The Biden administration has been engaged in an internal dispute over whether to provide the court with evidence gathered by the U.S. intelligence community about Russian war crimes. Most of the administration favors transferring the evidence, according to people familiar with the internal deliberations, but the Pentagon has balked because it does not want to set a precedent that could pave the way for eventual prosecutions of Americans.

Human rights groups hailed the warrant as an important step toward ending impunity for Russian war crimes in Ukraine, but the likelihood of a trial while Mr. Putin remains in power appears slim, because the court cannot try defendants in absentia and Russia has said it will not surrender its own officials.

Russia’s Foreign Ministry quickly dismissed the warrants, noting that it is not a party to the court. Still, the warrant for Mr. Putin’s arrest deepens his isolation in the West and could limit his movements overseas. If he travels to a state that is party to the I.C.C., that country must arrest him, according to its obligations under international law.

“This makes Putin a pariah,” Stephen Rapp, a former ambassador at large heading the Office of Global Criminal Justice in the U.S. State Department, said. “If he travels, he risks arrest. This never goes away.” And, he said, Russia cannot gain relief from sanctions without complying with the warrants.

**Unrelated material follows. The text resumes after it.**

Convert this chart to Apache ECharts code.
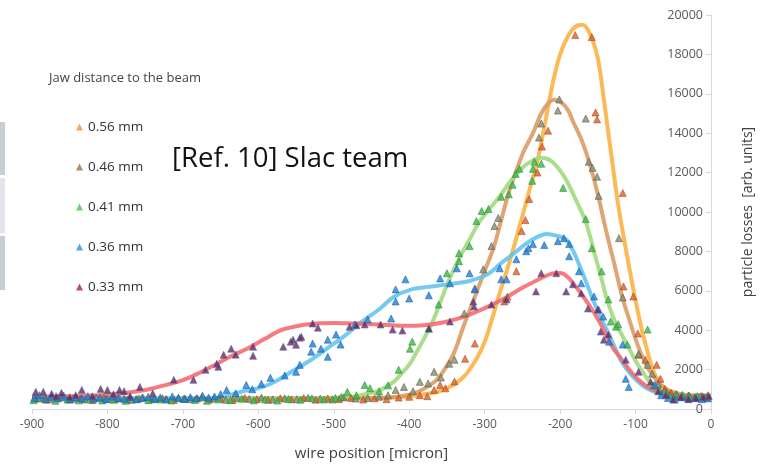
<!DOCTYPE html>
<html><head><meta charset="utf-8">
<script src="https://cdn.jsdelivr.net/npm/echarts/dist/echarts.min.js"></script>
<style>html,body{margin:0;padding:0;background:#fff}#c{width:763px;height:466px}</style>
</head><body><div id="c"></div>
<script>
const seriesNames = ['0.56 mm','0.46 mm','0.41 mm','0.36 mm','0.33 mm'];
const xTicks = [-900,-800,-700,-600,-500,-400,-300,-200,-100,0];

// fitted curves [wire position, losses]
const fit056 = [[-900,520],[-800,520],[-700,520],[-600,520],[-500,530],[-450,550],[-420,600],[-400,640],[-380,750],[-360,900],[-340,1250],[-325,1750],[-310,2600],[-300,3400],[-290,4600],[-280,5900],[-270,7100],[-260,8400],[-250,9800],[-240,11200],[-230,12600],[-220,14500],[-210,16500],[-200,18000],[-190,18900],[-180,19400],[-170,19500],[-160,19000],[-150,17800],[-143,16000],[-136,14000],[-130,12300],[-124,10600],[-117,9000],[-109,7300],[-100,5500],[-91,3900],[-84,2900],[-78,2100],[-70,1450],[-61,1050],[-50,830],[-38,720],[-20,670],[0,650]];
const fit046 = [[-900,530],[-700,530],[-500,540],[-450,560],[-420,600],[-400,720],[-390,850],[-375,1150],[-363,1500],[-350,2200],[-340,2900],[-328,4200],[-320,5000],[-310,6000],[-300,7000],[-288,8200],[-278,9600],[-268,11000],[-258,12100],[-248,13100],[-236,14000],[-225,15000],[-215,15550],[-208,15700],[-200,15600],[-190,15200],[-183,14600],[-172,13700],[-162,12600],[-150,10900],[-140,9200],[-130,7650],[-117,5600],[-108,4500],[-100,3550],[-92,2750],[-83,2050],[-72,1450],[-61,1050],[-50,850],[-35,720],[-15,680],[0,670]];
const fit041 = [[-900,540],[-600,540],[-520,560],[-490,590],[-472,640],[-455,780],[-442,900],[-430,1150],[-420,1400],[-410,1800],[-399,2300],[-390,2900],[-380,3600],[-370,4350],[-363,5000],[-355,5800],[-346,6650],[-337,7400],[-328,8050],[-318,8750],[-308,9450],[-295,10100],[-280,10800],[-265,11600],[-250,12250],[-237,12600],[-225,12750],[-212,12600],[-200,12100],[-190,11500],[-179,10600],[-166,9500],[-153,7700],[-145,6600],[-139,5700],[-130,4700],[-120,3900],[-109,3100],[-100,2450],[-91,1900],[-82,1400],[-74,1050],[-62,860],[-50,770],[-30,700],[0,680]];
const fit036 = [[-900,500],[-700,510],[-660,540],[-639,700],[-620,900],[-596,1100],[-575,1450],[-560,1800],[-547,2100],[-530,2500],[-508,3100],[-486,3700],[-464,4400],[-442,5000],[-420,5700],[-399,6050],[-375,6200],[-354,6300],[-335,6400],[-320,6500],[-301,6750],[-290,7000],[-280,7350],[-268,7700],[-258,8000],[-245,8400],[-232,8700],[-218,8880],[-205,8800],[-192,8600],[-183,8050],[-175,7350],[-166,6500],[-157,5600],[-148,4800],[-139,4080],[-130,3350],[-120,2500],[-109,1890],[-100,1500],[-91,1200],[-80,950],[-70,800],[-55,620],[-40,560],[-20,540],[0,540]];
const fit033 = [[-900,640],[-850,650],[-810,700],[-788,770],[-765,880],[-745,1000],[-720,1250],[-701,1450],[-680,1800],[-657,2250],[-635,2700],[-613,3100],[-592,3550],[-570,4000],[-550,4200],[-530,4320],[-500,4360],[-470,4340],[-440,4290],[-410,4220],[-380,4250],[-354,4400],[-330,4650],[-310,4950],[-290,5300],[-270,5700],[-250,6150],[-230,6550],[-213,6850],[-200,6900],[-190,6700],[-179,6200],[-170,5750],[-162,5300],[-152,4700],[-143,4080],[-130,3100],[-120,2600],[-113,2240],[-104,1800],[-96,1480],[-87,1200],[-78,1000],[-65,850],[-50,720],[-30,660],[0,640]];

// measured points [wire position, losses]
const pts056 = [[-895,520],[-881,470],[-866,560],[-850,480],[-836,530],[-820,450],[-805,560],[-790,500],[-774,470],[-758,540],[-742,490],[-727,560],[-712,460],[-697,520],[-681,550],[-665,480],[-650,530],[-634,460],[-618,560],[-602,500],[-587,470],[-571,540],[-556,490],[-540,560],[-524,470],[-508,530],[-493,500],[-477,560],[-461,480],[-446,540],[-430,500],[-414,580],[-400,620],[-386,700],[-376,650],[-367,970],[-359,1220],[-352,1050],[-340,1400],[-326,2550],[-313,3320],[-274,5460],[-270,5700],[-258,6990],[-251,9030],[-246,9590],[-241,10660],[-230,12000],[-224,13320],[-216,14130],[-180,18980],[-158,18880],[-153,15050],[-151,14700],[-117,10970],[-116,6220],[-103,5710],[-97,3830],[-96,2750],[-87,2500],[-72,2240],[-67,1530],[-61,1020],[-53,820],[-45,700],[-37,620],[-29,680],[-20,590],[-12,660],[-4,700]];
const pts046 = [[-892,560],[-877,500],[-861,590],[-846,520],[-830,480],[-815,570],[-800,510],[-784,550],[-768,470],[-753,590],[-737,520],[-722,480],[-706,560],[-690,500],[-675,590],[-659,530],[-643,470],[-628,560],[-612,510],[-596,580],[-581,490],[-565,540],[-549,500],[-534,570],[-518,520],[-502,480],[-487,590],[-471,530],[-455,560],[-440,620],[-428,700],[-418,970],[-407,1120],[-395,900],[-386,1380],[-375,1300],[-367,1890],[-358,1600],[-347,2300],[-340,2500],[-327,4850],[-313,6120],[-302,7090],[-291,8270],[-287,9290],[-282,9700],[-228,13780],[-225,14490],[-203,15150],[-201,15710],[-166,14740],[-162,12550],[-157,12240],[-151,11790],[-149,10820],[-122,8670],[-117,5660],[-96,2800],[-84,2240],[-78,1790],[-70,1250],[-62,900],[-54,700],[-46,760],[-38,620],[-30,680],[-22,560],[-14,640],[-6,600]];
const pts041 = [[-898,450],[-884,520],[-869,420],[-853,480],[-838,440],[-823,510],[-807,430],[-792,470],[-776,420],[-761,500],[-746,450],[-730,480],[-715,430],[-699,510],[-684,460],[-668,420],[-653,490],[-637,450],[-622,520],[-606,440],[-591,480],[-575,430],[-560,510],[-544,470],[-529,540],[-513,480],[-498,560],[-490,620],[-482,870],[-470,700],[-459,1220],[-452,1050],[-440,900],[-428,1200],[-414,1990],[-399,3060],[-396,3420],[-374,4080],[-361,5300],[-350,6890],[-334,7500],[-334,7910],[-320,8270],[-311,9540],[-304,10050],[-295,10150],[-278,10770],[-268,10900],[-263,11380],[-259,11930],[-254,12190],[-237,11580],[-236,12190],[-234,12550],[-225,12450],[-196,11220],[-166,9640],[-158,8160],[-145,6990],[-136,5560],[-133,4440],[-126,4180],[-123,4300],[-111,3270],[-84,4030],[-76,1200],[-68,950],[-58,760],[-48,650],[-38,720],[-28,600],[-18,660],[-8,580]];
const pts036 = [[-897,560],[-890,700],[-882,520],[-874,620],[-866,540],[-858,680],[-850,500],[-842,600],[-834,540],[-826,650],[-818,520],[-810,580],[-802,500],[-794,640],[-786,560],[-778,520],[-770,600],[-762,500],[-754,560],[-746,620],[-738,520],[-730,580],[-722,510],[-714,640],[-706,560],[-698,520],[-690,600],[-682,540],[-674,680],[-666,580],[-658,640],[-650,760],[-642,970],[-630,800],[-616,1220],[-608,1000],[-596,1280],[-584,1580],[-565,1700],[-550,1890],[-545,2240],[-530,2910],[-528,3320],[-517,3060],[-508,2650],[-508,3520],[-497,3780],[-491,3270],[-472,4290],[-455,4540],[-424,4590],[-418,5460],[-418,6070],[-405,6580],[-400,5610],[-374,5770],[-359,6630],[-346,6380],[-337,7140],[-320,6890],[-313,6070],[-280,7140],[-278,6580],[-271,6580],[-258,7600],[-245,8010],[-242,8160],[-236,8370],[-221,8320],[-203,8520],[-195,8670],[-188,8370],[-188,7750],[-175,6990],[-172,6380],[-155,5710],[-149,5050],[-143,4690],[-135,3420],[-117,3270],[-113,1530],[-109,1120],[-74,1220],[-66,700],[-57,560],[-48,480],[-39,600],[-30,520],[-21,560],[-12,500],[-4,540]];
const pts033 = [[-895,870],[-885,870],[-874,770],[-868,650],[-861,820],[-850,600],[-842,700],[-834,970],[-820,650],[-809,1020],[-800,970],[-792,750],[-784,970],[-778,900],[-770,650],[-757,1120],[-740,800],[-712,1480],[-686,1480],[-670,1990],[-655,2300],[-653,2140],[-646,2750],[-636,3060],[-630,2760],[-607,3160],[-607,2700],[-567,3160],[-557,3420],[-550,3260],[-545,3620],[-554,3520],[-543,3670],[-528,4340],[-521,4130],[-479,4180],[-470,4250],[-459,4290],[-438,4290],[-422,4030],[-409,3980],[-374,4080],[-346,4440],[-315,5460],[-314,5200],[-291,5300],[-271,5560],[-232,5970],[-225,6890],[-205,6890],[-192,5970],[-183,6330],[-172,5870],[-163,5100],[-150,5050],[-146,3930],[-142,3520],[-136,3780],[-113,2500],[-96,1890],[-80,1380],[-70,900],[-60,700],[-50,480],[-40,600],[-30,500],[-20,550],[-10,600],[-3,650]];

const lineColors = ['#fbb040','#d99a62','#9ed97c','#62c3f0','#f5686c'];
const markColors = ['#d9622b','#6f9584','#3cb84a','#1f7fd6','#7b2150'];
const markBorders = ['#a5471c','#7a4a2a','#2a8a35','#1a5ea8','#3f6fb5'];
const legendColors = ['#f0913d','#9a7048','#50c050','#2a90e0','#b02040'];
const fits = [fit056, fit046, fit041, fit036, fit033];
const pts = [pts056, pts046, pts041, pts036, pts033];

const series = [];
fits.forEach((f, i) => {
  series.push({type:'line', name:'fit ' + seriesNames[i], data:f, smooth:0.35, showSymbol:false, silent:true,
    lineStyle:{color:lineColors[i], width:4, opacity:0.88}, z:2});
});
pts.forEach((p, i) => {
  series.push({type:'scatter', name:seriesNames[i], data:p, symbol:'triangle', symbolSize:7,
    itemStyle:{color:markColors[i], borderColor:markBorders[i], borderWidth:0.7}, z:3});
});

const chart = echarts.init(document.getElementById('c'), null, {renderer:'canvas'});
chart.setOption({
  animation:false,
  backgroundColor:'#ffffff',
  textStyle:{fontFamily:'Open Sans'},
  grid:{left:32, right:47, top:15, bottom:57},
  xAxis:{type:'value', min:-900, max:0, interval:100,
    axisLine:{lineStyle:{color:'#d9d9d9'}},
    axisTick:{length:5, lineStyle:{color:'#d9d9d9'}},
    splitLine:{show:false},
    axisLabel:{color:'#595959', fontSize:12, margin:10, fontFamily:'Open Sans',
      customValues: xTicks},
    name:'wire position [micron]', nameLocation:'middle', nameGap:37,
    nameTextStyle:{color:'#404040', fontSize:15, fontFamily:'Open Sans'}},
  yAxis:{type:'value', position:'right', min:0, max:20000, interval:2000,
    axisLine:{show:true, lineStyle:{color:'#d9d9d9'}},
    axisTick:{show:true, inside:true, length:5, lineStyle:{color:'#d9d9d9'}},
    splitLine:{show:false},
    axisLabel:{inside:true, margin:8, color:'#595959', fontSize:12.5, fontFamily:'Open Sans',
      formatter: v => String(v)},
    name:'particle losses  [arb. units]', nameLocation:'middle', nameRotate:90, nameGap:30,
    nameTextStyle:{color:'#404040', fontSize:14, fontFamily:'Open Sans'}},
  legend:{orient:'vertical', left:71, top:114, itemWidth:7, itemHeight:7, itemGap:24,
    textStyle:{color:'#333', fontSize:13.5, lineHeight:16, fontFamily:'Open Sans'},
    data: seriesNames.map((n, i) => ({name:n, icon:'triangle', itemStyle:{color:legendColors[i], borderWidth:0}}))},
  graphic:[
    {type:'rect', left:0, top:122, shape:{width:5, height:53}, style:{fill:'#c9ced6'}},
    {type:'rect', left:0, top:178, shape:{width:5, height:55}, style:{fill:'#e3e5ea'}},
    {type:'rect', left:0, top:236, shape:{width:5, height:54}, style:{fill:'#c9ced6'}},
    {type:'text', left:49, top:72, style:{text:'Jaw distance to the beam', fill:'#444', fontSize:13, fontFamily:'Open Sans'}},
    {type:'text', left:172, top:145, style:{text:'[Ref. 10] Slac team', fill:'#111', fontSize:27.5, fontFamily:'Open Sans'}}
  ],
  series: series
});
</script></body></html>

“Either Putin is placed on trial in The Hague,” Mr. Rapp said, or “he is increasingly isolated, and dies with this hanging over his head.”

The court has no power to arrest sitting heads of state or bring them to trial, and instead must rely on other leaders and governments to act as its sheriffs around the world. A suspect who manages to evade capture may never have a hearing to confirm the charges.

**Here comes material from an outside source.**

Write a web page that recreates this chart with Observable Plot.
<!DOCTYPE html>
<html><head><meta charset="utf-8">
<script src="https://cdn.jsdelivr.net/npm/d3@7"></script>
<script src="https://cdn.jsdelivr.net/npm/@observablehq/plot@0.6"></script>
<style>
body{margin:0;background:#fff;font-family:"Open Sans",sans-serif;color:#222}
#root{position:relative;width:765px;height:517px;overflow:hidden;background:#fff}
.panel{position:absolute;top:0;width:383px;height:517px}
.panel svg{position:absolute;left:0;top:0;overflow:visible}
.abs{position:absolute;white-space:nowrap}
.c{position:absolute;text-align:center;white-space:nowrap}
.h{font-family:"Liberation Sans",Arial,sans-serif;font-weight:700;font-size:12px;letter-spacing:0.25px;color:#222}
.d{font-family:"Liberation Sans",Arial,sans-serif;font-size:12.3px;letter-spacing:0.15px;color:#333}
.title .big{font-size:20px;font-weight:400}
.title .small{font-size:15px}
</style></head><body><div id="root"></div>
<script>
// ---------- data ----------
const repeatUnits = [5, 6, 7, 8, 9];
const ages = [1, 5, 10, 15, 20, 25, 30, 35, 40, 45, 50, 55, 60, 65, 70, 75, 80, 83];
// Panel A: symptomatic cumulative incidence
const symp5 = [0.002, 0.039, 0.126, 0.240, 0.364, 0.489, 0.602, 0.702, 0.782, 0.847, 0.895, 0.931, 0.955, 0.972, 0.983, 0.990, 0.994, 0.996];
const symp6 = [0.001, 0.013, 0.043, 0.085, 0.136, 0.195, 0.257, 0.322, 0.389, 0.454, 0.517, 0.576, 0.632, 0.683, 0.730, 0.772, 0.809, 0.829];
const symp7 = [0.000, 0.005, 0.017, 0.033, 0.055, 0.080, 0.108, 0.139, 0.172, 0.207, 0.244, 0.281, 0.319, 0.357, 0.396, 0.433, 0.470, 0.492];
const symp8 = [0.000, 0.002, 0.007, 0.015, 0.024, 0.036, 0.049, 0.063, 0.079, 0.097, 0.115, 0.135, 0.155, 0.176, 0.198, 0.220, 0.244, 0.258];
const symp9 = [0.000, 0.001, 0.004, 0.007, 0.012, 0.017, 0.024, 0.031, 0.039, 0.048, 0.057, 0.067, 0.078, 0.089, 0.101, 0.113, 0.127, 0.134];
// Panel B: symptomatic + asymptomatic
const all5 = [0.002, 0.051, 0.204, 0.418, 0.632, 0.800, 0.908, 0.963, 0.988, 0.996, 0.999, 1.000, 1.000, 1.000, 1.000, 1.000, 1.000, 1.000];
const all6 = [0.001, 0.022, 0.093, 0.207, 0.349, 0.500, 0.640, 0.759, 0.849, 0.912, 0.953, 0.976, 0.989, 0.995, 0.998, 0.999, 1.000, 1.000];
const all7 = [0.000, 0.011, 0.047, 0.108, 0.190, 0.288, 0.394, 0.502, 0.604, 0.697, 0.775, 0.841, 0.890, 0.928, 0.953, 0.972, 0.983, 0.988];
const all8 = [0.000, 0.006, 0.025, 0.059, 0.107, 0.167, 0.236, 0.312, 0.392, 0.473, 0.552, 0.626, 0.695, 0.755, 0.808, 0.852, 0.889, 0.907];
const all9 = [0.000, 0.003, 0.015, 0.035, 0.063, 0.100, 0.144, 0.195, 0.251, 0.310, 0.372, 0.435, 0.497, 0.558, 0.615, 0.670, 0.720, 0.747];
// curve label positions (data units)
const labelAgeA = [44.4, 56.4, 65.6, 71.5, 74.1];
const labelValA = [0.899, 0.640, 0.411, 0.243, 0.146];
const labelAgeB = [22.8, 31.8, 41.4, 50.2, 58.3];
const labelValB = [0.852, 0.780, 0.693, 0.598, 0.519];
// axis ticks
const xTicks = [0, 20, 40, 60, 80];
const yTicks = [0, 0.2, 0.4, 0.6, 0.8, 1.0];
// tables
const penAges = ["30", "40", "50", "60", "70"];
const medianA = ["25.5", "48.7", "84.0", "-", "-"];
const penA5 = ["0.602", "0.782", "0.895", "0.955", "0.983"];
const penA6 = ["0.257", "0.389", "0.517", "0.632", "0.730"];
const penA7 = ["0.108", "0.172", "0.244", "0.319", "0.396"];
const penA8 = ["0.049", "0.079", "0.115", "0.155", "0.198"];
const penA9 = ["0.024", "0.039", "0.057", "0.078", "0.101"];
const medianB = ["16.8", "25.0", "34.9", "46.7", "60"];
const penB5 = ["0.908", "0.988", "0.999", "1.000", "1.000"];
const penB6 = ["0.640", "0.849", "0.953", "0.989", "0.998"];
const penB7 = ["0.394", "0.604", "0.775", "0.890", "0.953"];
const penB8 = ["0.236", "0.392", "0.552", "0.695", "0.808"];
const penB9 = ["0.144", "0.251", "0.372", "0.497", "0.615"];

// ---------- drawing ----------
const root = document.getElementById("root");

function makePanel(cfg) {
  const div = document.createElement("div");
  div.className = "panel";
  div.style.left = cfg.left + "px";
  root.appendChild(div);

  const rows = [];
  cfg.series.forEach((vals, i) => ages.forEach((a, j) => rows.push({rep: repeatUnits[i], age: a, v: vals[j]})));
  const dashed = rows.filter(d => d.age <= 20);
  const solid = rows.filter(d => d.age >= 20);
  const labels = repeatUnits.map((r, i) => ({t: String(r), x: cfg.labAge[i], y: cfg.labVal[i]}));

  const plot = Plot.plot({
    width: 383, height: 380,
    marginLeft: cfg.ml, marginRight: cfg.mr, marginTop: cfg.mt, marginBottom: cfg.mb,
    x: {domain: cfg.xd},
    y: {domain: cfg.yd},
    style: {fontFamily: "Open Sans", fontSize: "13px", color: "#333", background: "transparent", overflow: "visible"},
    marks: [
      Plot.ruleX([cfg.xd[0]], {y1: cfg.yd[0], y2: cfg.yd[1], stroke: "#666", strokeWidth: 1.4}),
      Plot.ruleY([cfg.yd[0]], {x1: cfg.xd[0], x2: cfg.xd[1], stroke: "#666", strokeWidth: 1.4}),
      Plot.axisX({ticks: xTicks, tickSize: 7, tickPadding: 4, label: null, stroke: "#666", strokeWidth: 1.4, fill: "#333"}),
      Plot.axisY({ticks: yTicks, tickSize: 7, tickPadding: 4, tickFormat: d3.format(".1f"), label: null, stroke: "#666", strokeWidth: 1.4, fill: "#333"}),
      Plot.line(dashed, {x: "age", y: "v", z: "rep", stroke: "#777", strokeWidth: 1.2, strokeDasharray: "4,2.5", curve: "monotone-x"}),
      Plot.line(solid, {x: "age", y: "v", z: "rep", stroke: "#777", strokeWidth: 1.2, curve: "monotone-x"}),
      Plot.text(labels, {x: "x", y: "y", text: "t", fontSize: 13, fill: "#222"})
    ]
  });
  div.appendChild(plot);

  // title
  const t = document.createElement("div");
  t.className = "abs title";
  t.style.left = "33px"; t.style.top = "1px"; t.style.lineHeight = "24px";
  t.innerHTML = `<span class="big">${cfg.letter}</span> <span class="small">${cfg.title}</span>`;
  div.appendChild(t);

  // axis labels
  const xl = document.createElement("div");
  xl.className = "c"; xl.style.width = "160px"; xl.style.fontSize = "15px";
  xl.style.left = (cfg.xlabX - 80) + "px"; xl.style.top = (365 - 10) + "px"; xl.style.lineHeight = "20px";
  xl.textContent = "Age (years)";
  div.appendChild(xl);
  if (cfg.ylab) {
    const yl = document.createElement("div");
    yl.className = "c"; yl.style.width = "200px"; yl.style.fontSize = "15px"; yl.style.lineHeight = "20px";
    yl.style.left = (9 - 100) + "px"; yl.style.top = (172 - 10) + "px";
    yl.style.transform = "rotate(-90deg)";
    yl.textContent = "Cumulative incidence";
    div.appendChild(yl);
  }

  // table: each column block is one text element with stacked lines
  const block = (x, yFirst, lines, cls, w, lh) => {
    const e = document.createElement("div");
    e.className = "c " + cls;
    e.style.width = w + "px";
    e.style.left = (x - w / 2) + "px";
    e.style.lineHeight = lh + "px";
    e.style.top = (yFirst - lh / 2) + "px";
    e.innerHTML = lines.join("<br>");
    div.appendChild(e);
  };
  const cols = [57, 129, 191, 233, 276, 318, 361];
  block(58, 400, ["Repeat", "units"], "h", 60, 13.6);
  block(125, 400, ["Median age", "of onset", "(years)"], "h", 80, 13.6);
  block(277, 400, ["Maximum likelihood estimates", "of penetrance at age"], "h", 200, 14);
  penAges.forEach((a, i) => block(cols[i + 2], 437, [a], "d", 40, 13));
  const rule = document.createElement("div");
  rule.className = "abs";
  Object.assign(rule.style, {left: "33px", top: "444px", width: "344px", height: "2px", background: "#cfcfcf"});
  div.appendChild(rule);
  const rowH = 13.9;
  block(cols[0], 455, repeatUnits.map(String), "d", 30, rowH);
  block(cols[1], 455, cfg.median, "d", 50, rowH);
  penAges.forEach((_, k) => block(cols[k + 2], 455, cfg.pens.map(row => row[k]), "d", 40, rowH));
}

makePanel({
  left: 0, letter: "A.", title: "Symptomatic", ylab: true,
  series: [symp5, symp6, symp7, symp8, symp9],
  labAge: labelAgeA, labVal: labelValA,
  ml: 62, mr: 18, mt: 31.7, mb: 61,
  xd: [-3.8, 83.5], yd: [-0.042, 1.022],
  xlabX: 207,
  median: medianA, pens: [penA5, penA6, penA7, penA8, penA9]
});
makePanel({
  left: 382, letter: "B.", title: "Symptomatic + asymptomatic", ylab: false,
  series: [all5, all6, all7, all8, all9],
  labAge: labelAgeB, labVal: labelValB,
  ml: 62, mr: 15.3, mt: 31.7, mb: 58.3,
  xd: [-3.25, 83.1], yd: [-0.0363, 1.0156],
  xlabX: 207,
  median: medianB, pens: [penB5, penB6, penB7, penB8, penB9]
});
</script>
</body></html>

However, late last year, a legal move complicated the issue. In November, the court’s prosecutor petitioned to move ahead with the confirmation of charges of war crimes and crimes against humanity against Joseph Kony, the Ugandan militant and founder of the Lord’s Resistance Army, even though he is not in custody and has been a fugitive for years. Mr. Kony, who transformed kidnapped children into soldiers is accused of murder, cruel treatment, enslavement, rape and attacks against civilian population.

Mr. Khan’s petition amounts to a trial balloon, to see whether the court will agree that charges can be confirmed even if someone is not in custody. The decision is pending.